Nunca olvido el primer discurso público que hice. ¡Que desastre!
La Revolución Cubana se estrenaba en el poder. Y gracias a ella, los que éramos parte de la Tropa No. 3 de Boys Scouts de La Habana -con oficinas en la Iglesia de Jesús del Monte-, disponíamos del mejor equipamiento de campaña para las actividades escultistas que inspiró -medio siglo antes- el fundador de esa organización para jóvenes: el militar inglés Lord Robert Stephenson Smyth Baden-Powell of Gilwell. Nos habíamos abastecidos en almacenes de la Fortaleza Militar de la Cabaña -que controla El Morro-, al mando de la cual estaba un comandante del Ejercito Rebelde: Ernesto Guevara de la Serna. El privilegio logístico que recibieron los scouts pobres de mi barrio fue posible gracias a vínculos de nuestro jefe de tropa con el movimiento insurreccional en La Isla.
Dueños de tiendas de campaña, cantimploras, mochilas, cuchillos comandos y cuanta parafernalia usan los soldados para ir a la guerra, mi patrulla -de nombre Pantera y de la cual yo era Guía Mayor o jefe-, planificamos una excursión a La Loma del Burro, una de las 3 elevaciones emblemáticas de la zona de 10 de Octubre donde nací. Había sólo un problema que resolver: la seguridad. Al pie de ese lugar estaba el barrio Las Yaguas, bautizado así por los materiales con que había construido viviendas la población más desfavorecida y marginal de la ciudad, en su mayoría negros y mestizos. Los yaguences tenían fama de violentos, ladrones y -la más onerosa- secuestradores y violadores de niñas blancas, sobre todo rubias. De esa mitología y del dogma de competencia básico que implicaba ser scout -defender la bandera propia sobre todo lo demás-, nació el plan de defensa que preparamos para protegernos del mal y, lo esencial, cuidar de nuestras propiedades recién adquiridas.
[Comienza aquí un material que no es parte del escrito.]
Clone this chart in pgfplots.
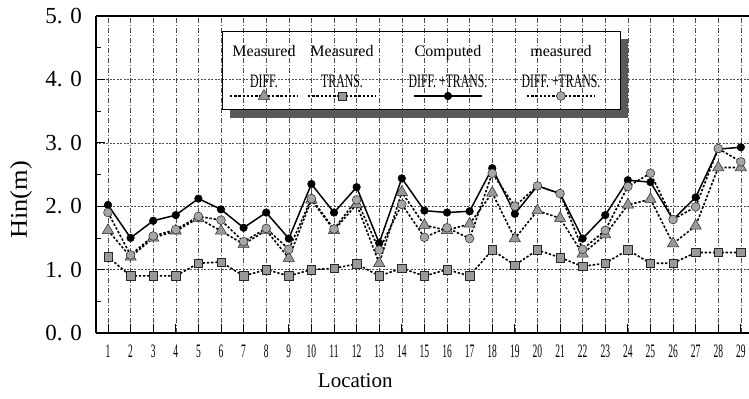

Acampamos sábado en la mañana. Levantamos los endebles techos de lona verde olivo de las tiendas para pasar la noche y recogimos leña para cocinar los alimentos enlatados -mi mamá compró los míos en la bodega de Antonio-. Pasamos la tarde atareados en ejercicios para aprender como sobrevivir en medio de la naturaleza sin ayuda de la civilización. Al anochecer, elegimos puntos de vigilancia y repartimos la guardia nocturna. Nos acostamos. Y 3 horas después, en medio de mi somnolencia fue cuando escuché los gritos que anunciaban "¡Ataque, Ataque!". Me embargó el pánico y no pensé en otra cosa que recoger mis pertenencias y salir corriendo cuesta abajo. Minutos después me detuve y al volver la vista atrás vi a mi mejor amigo -Noel Lima-, enarbolando la bandera y gritando: "¡No se la llevaron!, ganamos, ganamos.!". Cuando me acerqué a él, descubrí las heridas que le había causado aferrarse a la insignia -que jamás soltó-, cuando fue arrastrado por el “enemigo” que quería apropiarse del símbolo de tela. Asustados aún, algunos vecinos de Las Yaguas que habían acudido al escuchar nuestro alboroto, volvieron a sus moradas.
El ataque había venido de unos pocos miembros de nuestra propia tropa -otra patrulla de la cual ya olvidé el nombre-, que querían ganar la fraternal emulación que sosteníamos.
A la semana siguiente, en la reunión de balance y entrega de premios, mi grupo fue declarado vencedor y me pidieron que dijera unas palabras para estimular a los demás a seguir nuestro ejemplo. Fue entonces cuando hice el discurso que me hubiera no haber pronunciado jamás. Solemne, dije: "Todo lo que se ha dicho me parece muy bien, pero lo único que tengo que decir es que 'el que imita, fracasa', muchas gracias." Esto ocurrió casi 50 años atrás y aún no sé qué me impulsó a decir aquello. ¿Ignorancia, vanidad o simplemente la inocencia de mis 14 años?
LB
1 comentario:
Lázaro,
Tu artículo me trae recuerdos de tres muchachos negros del barrio de Las Yaguas: Armando, Raymundo, y Pica Pica. Siempre andaban juntos.
Yo vivía en Pedro Pernas, entre Juana Alonso y Manuel Pruna. Frente a mi casa había un placer donde jugábamos a la pelota. No era muy grande y sólo teníamos "home" y dos bases. (Allí construyeron después un campo deportivo.)
La primera vez que Armando, Raymundo y Pica Pica se nos aparecieron nos quedamos asustados. Siguieron viniendo de vez en cuando y resultó que eran buena gente y algunas veces jugaron a la pelota con nosotros.